***** Data provided

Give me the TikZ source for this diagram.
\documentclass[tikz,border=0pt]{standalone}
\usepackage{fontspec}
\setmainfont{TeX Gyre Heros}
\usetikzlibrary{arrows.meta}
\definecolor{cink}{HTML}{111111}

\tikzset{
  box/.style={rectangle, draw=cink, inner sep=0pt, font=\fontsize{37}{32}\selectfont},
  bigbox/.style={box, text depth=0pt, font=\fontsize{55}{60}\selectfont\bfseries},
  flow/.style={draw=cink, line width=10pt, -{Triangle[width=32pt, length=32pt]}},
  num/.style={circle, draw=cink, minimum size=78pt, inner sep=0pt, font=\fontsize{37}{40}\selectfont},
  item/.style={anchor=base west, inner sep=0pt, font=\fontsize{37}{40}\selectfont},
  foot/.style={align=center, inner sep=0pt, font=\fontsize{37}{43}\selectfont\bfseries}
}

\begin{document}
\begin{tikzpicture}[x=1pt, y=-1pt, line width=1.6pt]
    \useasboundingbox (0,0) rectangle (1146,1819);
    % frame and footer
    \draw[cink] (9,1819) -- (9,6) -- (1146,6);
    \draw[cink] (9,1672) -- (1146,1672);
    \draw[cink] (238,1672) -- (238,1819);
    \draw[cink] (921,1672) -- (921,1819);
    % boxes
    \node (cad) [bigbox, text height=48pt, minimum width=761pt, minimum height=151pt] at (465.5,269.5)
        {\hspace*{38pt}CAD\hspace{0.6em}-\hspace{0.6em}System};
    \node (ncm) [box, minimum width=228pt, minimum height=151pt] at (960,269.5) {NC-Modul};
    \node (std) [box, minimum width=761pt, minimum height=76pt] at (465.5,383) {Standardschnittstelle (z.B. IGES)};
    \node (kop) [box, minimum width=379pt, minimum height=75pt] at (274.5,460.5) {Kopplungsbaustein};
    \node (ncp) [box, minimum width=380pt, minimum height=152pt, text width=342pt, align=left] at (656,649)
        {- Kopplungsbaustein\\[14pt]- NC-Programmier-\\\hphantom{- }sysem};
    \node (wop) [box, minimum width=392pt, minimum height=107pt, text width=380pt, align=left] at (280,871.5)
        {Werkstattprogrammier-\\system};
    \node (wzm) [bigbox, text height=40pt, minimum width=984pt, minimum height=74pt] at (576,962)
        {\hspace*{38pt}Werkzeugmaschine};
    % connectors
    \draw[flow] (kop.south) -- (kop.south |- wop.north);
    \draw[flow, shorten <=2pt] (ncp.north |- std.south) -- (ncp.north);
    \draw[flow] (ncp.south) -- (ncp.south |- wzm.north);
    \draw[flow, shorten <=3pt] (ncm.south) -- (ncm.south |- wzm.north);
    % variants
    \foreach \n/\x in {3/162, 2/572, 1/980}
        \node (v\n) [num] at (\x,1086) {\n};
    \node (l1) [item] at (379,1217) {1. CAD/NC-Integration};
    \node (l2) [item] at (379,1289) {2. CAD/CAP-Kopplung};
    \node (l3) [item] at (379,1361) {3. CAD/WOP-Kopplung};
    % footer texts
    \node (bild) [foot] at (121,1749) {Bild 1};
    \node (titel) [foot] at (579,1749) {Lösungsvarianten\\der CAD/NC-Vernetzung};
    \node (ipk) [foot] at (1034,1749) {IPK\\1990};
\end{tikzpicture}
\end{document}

**********
***** Data provided

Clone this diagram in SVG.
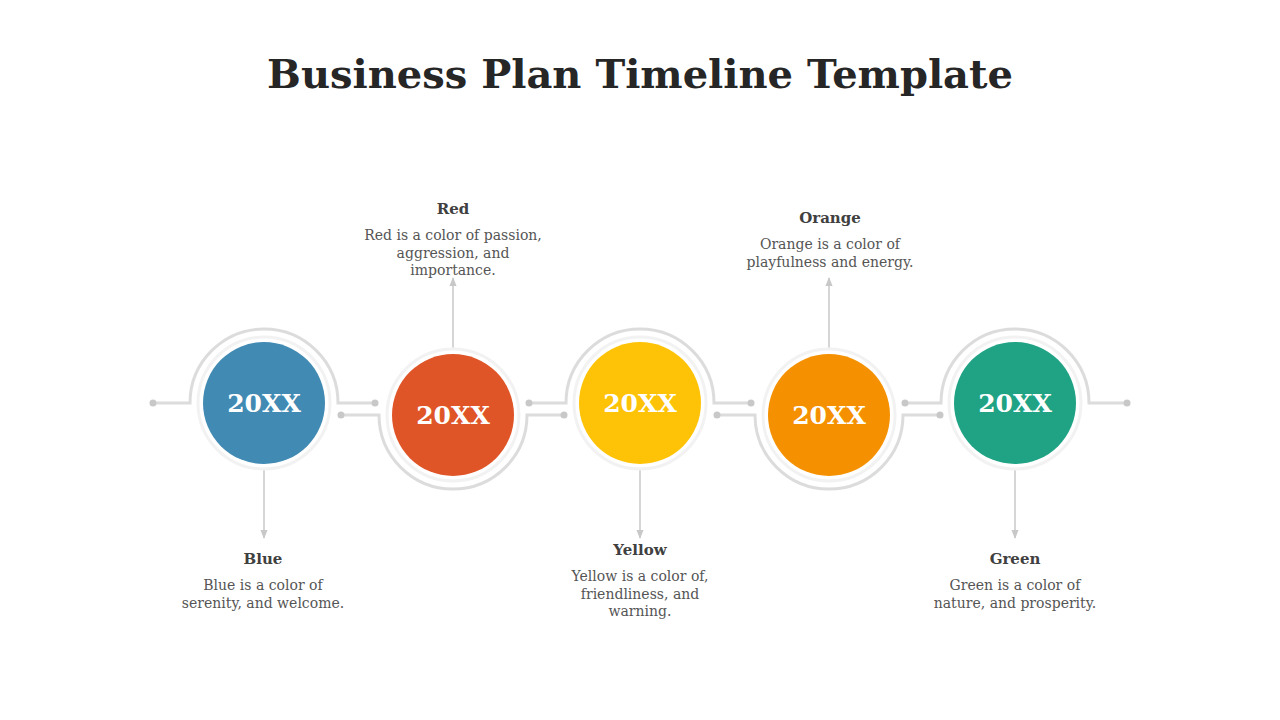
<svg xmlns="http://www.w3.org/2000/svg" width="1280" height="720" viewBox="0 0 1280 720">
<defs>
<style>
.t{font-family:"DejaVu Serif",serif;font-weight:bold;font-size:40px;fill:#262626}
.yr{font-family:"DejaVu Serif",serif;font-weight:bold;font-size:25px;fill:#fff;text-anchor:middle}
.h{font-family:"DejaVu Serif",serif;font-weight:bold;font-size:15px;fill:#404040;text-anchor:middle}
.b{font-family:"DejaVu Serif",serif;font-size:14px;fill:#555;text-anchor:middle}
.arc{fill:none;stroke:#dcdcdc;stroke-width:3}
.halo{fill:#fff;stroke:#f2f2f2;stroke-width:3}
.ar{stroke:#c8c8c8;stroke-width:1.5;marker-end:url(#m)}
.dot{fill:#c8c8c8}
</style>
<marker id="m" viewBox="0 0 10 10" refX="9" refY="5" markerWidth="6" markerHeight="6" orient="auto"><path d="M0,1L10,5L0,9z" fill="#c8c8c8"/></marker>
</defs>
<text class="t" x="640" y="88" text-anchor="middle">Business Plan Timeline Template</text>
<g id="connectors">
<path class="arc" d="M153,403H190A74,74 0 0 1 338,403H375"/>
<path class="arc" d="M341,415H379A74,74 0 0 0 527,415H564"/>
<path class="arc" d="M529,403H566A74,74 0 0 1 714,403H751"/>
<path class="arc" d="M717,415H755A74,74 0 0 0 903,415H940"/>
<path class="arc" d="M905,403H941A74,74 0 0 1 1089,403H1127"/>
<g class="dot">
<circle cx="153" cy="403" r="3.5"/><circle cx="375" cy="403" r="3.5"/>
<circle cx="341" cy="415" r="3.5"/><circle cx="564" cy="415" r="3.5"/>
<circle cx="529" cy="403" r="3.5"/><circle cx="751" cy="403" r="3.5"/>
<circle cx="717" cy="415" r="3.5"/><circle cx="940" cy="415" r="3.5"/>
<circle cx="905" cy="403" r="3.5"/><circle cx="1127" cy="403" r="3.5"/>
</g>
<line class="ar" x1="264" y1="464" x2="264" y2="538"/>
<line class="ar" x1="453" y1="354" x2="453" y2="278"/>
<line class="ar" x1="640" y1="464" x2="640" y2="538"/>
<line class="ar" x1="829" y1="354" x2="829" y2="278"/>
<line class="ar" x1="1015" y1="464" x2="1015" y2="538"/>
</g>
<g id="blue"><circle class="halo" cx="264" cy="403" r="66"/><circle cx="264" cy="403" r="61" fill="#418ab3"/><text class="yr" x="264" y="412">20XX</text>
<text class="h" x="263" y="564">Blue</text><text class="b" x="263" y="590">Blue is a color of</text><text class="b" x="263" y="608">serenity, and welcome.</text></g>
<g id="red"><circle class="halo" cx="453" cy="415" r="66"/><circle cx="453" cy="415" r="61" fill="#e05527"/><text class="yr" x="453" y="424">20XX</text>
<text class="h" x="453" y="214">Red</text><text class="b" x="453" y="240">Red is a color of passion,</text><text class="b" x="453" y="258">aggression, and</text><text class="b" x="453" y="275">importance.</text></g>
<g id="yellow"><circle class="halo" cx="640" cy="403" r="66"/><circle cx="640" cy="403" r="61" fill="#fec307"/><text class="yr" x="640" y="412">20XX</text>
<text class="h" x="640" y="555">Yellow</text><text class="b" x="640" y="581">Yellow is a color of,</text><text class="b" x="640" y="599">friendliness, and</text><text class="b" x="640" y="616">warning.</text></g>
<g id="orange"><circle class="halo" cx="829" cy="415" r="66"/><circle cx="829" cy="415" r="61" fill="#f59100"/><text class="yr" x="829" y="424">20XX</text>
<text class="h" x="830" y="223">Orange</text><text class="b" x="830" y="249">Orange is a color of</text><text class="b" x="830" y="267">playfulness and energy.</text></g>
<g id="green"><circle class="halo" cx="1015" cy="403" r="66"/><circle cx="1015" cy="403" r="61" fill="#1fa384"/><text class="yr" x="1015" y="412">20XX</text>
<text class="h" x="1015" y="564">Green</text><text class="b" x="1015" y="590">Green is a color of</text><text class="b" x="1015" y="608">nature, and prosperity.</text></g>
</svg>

**********

- [Given exercise]
Copy out each line of the records that holds the string "this".

- [Exercise output]
Give me the TikZ source for this diagram.
Clone this diagram in SVG.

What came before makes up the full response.